It is precisely this instinct that informs the plague of fake “hate crimes” that has infected the modern college campus. Last year, noting a racism hoax at Oberlin College, I wrote that:


    The method by which the architects of fake hate crimes elect to raise awareness is functionally indistinguishable from that of the show trial. As dictators of all stripes justify their behavior on the grounds that the message is more important than are the facts of the case — or, for that matter, than is the sacred innocence of the falsely accused — so the perpetrators of “hate crime” hoaxes have their own elevated ideologies, into whose service real lives must be pressed. Objective truth is just a casualty of the plan — an inconvenience that must be ruthlessly subjugated to the narrative. It would presumably come as an unpleasant surprise to these miscreants that their behavior carries the very whiff of totalitarian mania that they believe themselves to be denouncing. But it does.

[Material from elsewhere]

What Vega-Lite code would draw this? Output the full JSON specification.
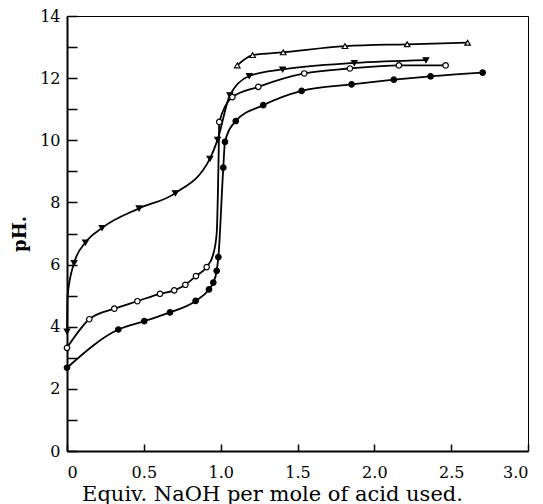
{
  "$schema": "https://vega.github.io/schema/vega-lite/v6.json",
  "width": 461,
  "height": 435,
  "autosize": {"type": "none"},
  "padding": {"left": 67, "top": 16, "right": 15, "bottom": 53},
  "background": "white",
  "config": {
    "view": {"stroke": "black", "strokeWidth": 1},
    "axis": {
      "domainColor": "black",
      "domainWidth": 2,
      "tickColor": "black",
      "tickWidth": 1.5,
      "grid": false,
      "labelFont": "DejaVu Serif",
      "labelColor": "black",
      "labelFontSize": 16,
      "titleFont": "DejaVu Serif",
      "titleColor": "black",
      "titleFontWeight": "normal",
      "titleFontSize": 18
    }
  },
  "datasets": {
    "measured": [
      {"series": "A", "naoh": 0, "pH": 3.85},
      {"series": "A", "naoh": 0.046, "pH": 6.05},
      {"series": "A", "naoh": 0.12, "pH": 6.71},
      {"series": "A", "naoh": 0.228, "pH": 7.18},
      {"series": "A", "naoh": 0.469, "pH": 7.81},
      {"series": "A", "naoh": 0.705, "pH": 8.3},
      {"series": "A", "naoh": 0.93, "pH": 9.41},
      {"series": "A", "naoh": 0.98, "pH": 10.02},
      {"series": "A", "naoh": 1.06, "pH": 11.45},
      {"series": "A", "naoh": 1.186, "pH": 12.07},
      {"series": "A", "naoh": 1.403, "pH": 12.28},
      {"series": "A", "naoh": 1.87, "pH": 12.49},
      {"series": "A", "naoh": 2.336, "pH": 12.58},
      {"series": "B", "naoh": 0, "pH": 3.32},
      {"series": "B", "naoh": 0.145, "pH": 4.24},
      {"series": "B", "naoh": 0.308, "pH": 4.58},
      {"series": "B", "naoh": 0.458, "pH": 4.82},
      {"series": "B", "naoh": 0.605, "pH": 5.06},
      {"series": "B", "naoh": 0.698, "pH": 5.17},
      {"series": "B", "naoh": 0.77, "pH": 5.35},
      {"series": "B", "naoh": 0.839, "pH": 5.63},
      {"series": "B", "naoh": 0.909, "pH": 5.92},
      {"series": "B", "naoh": 0.991, "pH": 10.59},
      {"series": "B", "naoh": 1.076, "pH": 11.39},
      {"series": "B", "naoh": 1.245, "pH": 11.72},
      {"series": "B", "naoh": 1.544, "pH": 12.15},
      {"series": "B", "naoh": 1.841, "pH": 12.31},
      {"series": "B", "naoh": 2.16, "pH": 12.41},
      {"series": "B", "naoh": 2.464, "pH": 12.41},
      {"series": "C", "naoh": 0, "pH": 2.68},
      {"series": "C", "naoh": 0.334, "pH": 3.91},
      {"series": "C", "naoh": 0.503, "pH": 4.18},
      {"series": "C", "naoh": 0.67, "pH": 4.46},
      {"series": "C", "naoh": 0.837, "pH": 4.83},
      {"series": "C", "naoh": 0.924, "pH": 5.2},
      {"series": "C", "naoh": 0.952, "pH": 5.42},
      {"series": "C", "naoh": 0.974, "pH": 5.8},
      {"series": "C", "naoh": 0.985, "pH": 6.24},
      {"series": "C", "naoh": 1.017, "pH": 9.12},
      {"series": "C", "naoh": 1.028, "pH": 9.95},
      {"series": "C", "naoh": 1.098, "pH": 10.62},
      {"series": "C", "naoh": 1.277, "pH": 11.13},
      {"series": "C", "naoh": 1.527, "pH": 11.59},
      {"series": "C", "naoh": 1.852, "pH": 11.8},
      {"series": "C", "naoh": 2.127, "pH": 11.95},
      {"series": "C", "naoh": 2.366, "pH": 12.06},
      {"series": "C", "naoh": 2.705, "pH": 12.18},
      {"series": "D", "naoh": 1.108, "pH": 12.41},
      {"series": "D", "naoh": 1.208, "pH": 12.74},
      {"series": "D", "naoh": 1.407, "pH": 12.83},
      {"series": "D", "naoh": 1.809, "pH": 13.03},
      {"series": "D", "naoh": 2.214, "pH": 13.09},
      {"series": "D", "naoh": 2.607, "pH": 13.14}
    ],
    "curve": [
      {"series": "A", "naoh": 0, "pH": 3.85},
      {"series": "A", "naoh": 0.004, "pH": 5.0},
      {"series": "A", "naoh": 0.046, "pH": 6.05},
      {"series": "A", "naoh": 0.12, "pH": 6.71},
      {"series": "A", "naoh": 0.228, "pH": 7.18},
      {"series": "A", "naoh": 0.469, "pH": 7.81},
      {"series": "A", "naoh": 0.705, "pH": 8.3},
      {"series": "A", "naoh": 0.93, "pH": 9.41},
      {"series": "A", "naoh": 0.98, "pH": 10.02},
      {"series": "A", "naoh": 1.06, "pH": 11.45},
      {"series": "A", "naoh": 1.186, "pH": 12.07},
      {"series": "A", "naoh": 1.403, "pH": 12.28},
      {"series": "A", "naoh": 1.87, "pH": 12.49},
      {"series": "A", "naoh": 2.336, "pH": 12.58},
      {"series": "B", "naoh": 0, "pH": 3.32},
      {"series": "B", "naoh": 0.145, "pH": 4.24},
      {"series": "B", "naoh": 0.308, "pH": 4.58},
      {"series": "B", "naoh": 0.458, "pH": 4.82},
      {"series": "B", "naoh": 0.605, "pH": 5.06},
      {"series": "B", "naoh": 0.698, "pH": 5.17},
      {"series": "B", "naoh": 0.77, "pH": 5.35},
      {"series": "B", "naoh": 0.839, "pH": 5.63},
      {"series": "B", "naoh": 0.909, "pH": 5.92},
      {"series": "B", "naoh": 0.95, "pH": 6.3},
      {"series": "B", "naoh": 0.974, "pH": 7.0},
      {"series": "B", "naoh": 0.982, "pH": 8.3},
      {"series": "B", "naoh": 0.987, "pH": 9.6},
      {"series": "B", "naoh": 0.991, "pH": 10.59},
      {"series": "B", "naoh": 1.076, "pH": 11.39},
      {"series": "B", "naoh": 1.245, "pH": 11.72},
      {"series": "B", "naoh": 1.544, "pH": 12.15},
      {"series": "B", "naoh": 1.841, "pH": 12.31},
      {"series": "B", "naoh": 2.16, "pH": 12.41},
      {"series": "B", "naoh": 2.464, "pH": 12.41},
      {"series": "C", "naoh": 0, "pH": 2.68},
      {"series": "C", "naoh": 0.334, "pH": 3.91},
      {"series": "C", "naoh": 0.503, "pH": 4.18},
      {"series": "C", "naoh": 0.67, "pH": 4.46},
      {"series": "C", "naoh": 0.837, "pH": 4.83},
      {"series": "C", "naoh": 0.924, "pH": 5.2},
      {"series": "C", "naoh": 0.952, "pH": 5.42},
      {"series": "C", "naoh": 0.974, "pH": 5.8},
      {"series": "C", "naoh": 0.985, "pH": 6.24},
      {"series": "C", "naoh": 1.017, "pH": 9.12},
      {"series": "C", "naoh": 1.028, "pH": 9.95},
      {"series": "C", "naoh": 1.098, "pH": 10.62},
      {"series": "C", "naoh": 1.277, "pH": 11.13},
      {"series": "C", "naoh": 1.527, "pH": 11.59},
      {"series": "C", "naoh": 1.852, "pH": 11.8},
      {"series": "C", "naoh": 2.127, "pH": 11.95},
      {"series": "C", "naoh": 2.366, "pH": 12.06},
      {"series": "C", "naoh": 2.705, "pH": 12.18},
      {"series": "D", "naoh": 1.108, "pH": 12.41},
      {"series": "D", "naoh": 1.208, "pH": 12.74},
      {"series": "D", "naoh": 1.407, "pH": 12.83},
      {"series": "D", "naoh": 1.809, "pH": 13.03},
      {"series": "D", "naoh": 2.214, "pH": 13.09},
      {"series": "D", "naoh": 2.607, "pH": 13.14}
    ]
  },
  "encoding": {
    "x": {
      "field": "naoh",
      "type": "quantitative",
      "scale": {"domain": [0, 3], "nice": false, "zero": false},
      "axis": {
        "values": [0, 0.5, 1, 1.5, 2, 2.5, 3],
        "labelExpr": "datum.value == 0 ? '0' : format(datum.value, '.1f')",
        "tickSize": -7,
        "labelPadding": 20,
        "title": "Equiv. NaOH per mole of acid used.",
        "titlePadding": 3,
        "titleFontSize": 21,
        "titleX": 205
      }
    },
    "y": {
      "field": "pH",
      "type": "quantitative",
      "scale": {"domain": [0, 14], "nice": false, "zero": false},
      "axis": {
        "values": [0, 1, 2, 3, 4, 5, 6, 7, 8, 9, 10, 11, 12, 13, 14],
        "labelExpr": "datum.value % 2 == 0 ? datum.label : ''",
        "tickSize": -10,
        "labelPadding": 17,
        "title": "pH.",
        "titlePadding": 10,
        "titleFontWeight": "bold"
      }
    }
  },
  "layer": [
    {
      "data": {"name": "curve"},
      "mark": {"type": "line", "interpolate": "monotone", "color": "black", "strokeWidth": 1.8},
      "encoding": {"detail": {"field": "series"}}
    },
    {
      "data": {"name": "measured"},
      "mark": {"type": "point", "filled": true, "stroke": "black", "strokeWidth": 1.2, "size": 30, "opacity": 1},
      "encoding": {
        "shape": {
          "field": "series",
          "scale": {"domain": ["A", "B", "C", "D"], "range": ["triangle-down", "circle", "circle", "triangle-up"]},
          "legend": null
        },
        "fill": {
          "field": "series",
          "scale": {"domain": ["A", "B", "C", "D"], "range": ["black", "white", "black", "white"]},
          "legend": null
        }
      }
    }
  ]
}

Indeed, just this week, National Review’s Katherine Timpf quoted a student at the University of Chicago who proudly and openly expressed this sentiment as a justification for his mendacity. Having been caught faking a rape threat, freshman Derek Caquelin claimed that:


    “I made the wrong decision after being harassed about the problems I have tried to discuss not being real and wanted to show you all they are real,” he said.

    And it doesn’t seem like Perez is too upset about it. He told the school’s student newspaper, the Chicago Maroon: “Someone felt they had to show something extreme to get people to care. Think about that. This is not a justification. But think about what the weight of apathy can force people to do.”


“Think about that”? Yes, do. And then, in the name of all that is liberal and good, reject it with extreme prejudice. If the rape that Sabrina Rubin Erdely is reporting as true happened as she described it, nothing short of apoplectic rage and a series of extraordinarily harsh prison sentences will cut it. Heads will have to roll. Investigations will have to be ordered. And, yes, the alleged victim ought to forfeit her preferences and help the authorities find those responsible and bring them to justice. If it is untrue, however, an entirely different set of questions will need to be asked: Chief among them, what is it about the problem of rape that has led us to this place?

Inquiring minds want to know which of these roads we should be going down, what — if anything — the incident tells us about the country, and how it intersects with other problems that are deserving of our attention. Disinterested minds will wait for the facts before rushing to judgments. And the closed minds — well, they think you’re a damned idiot for asking questions in the first place.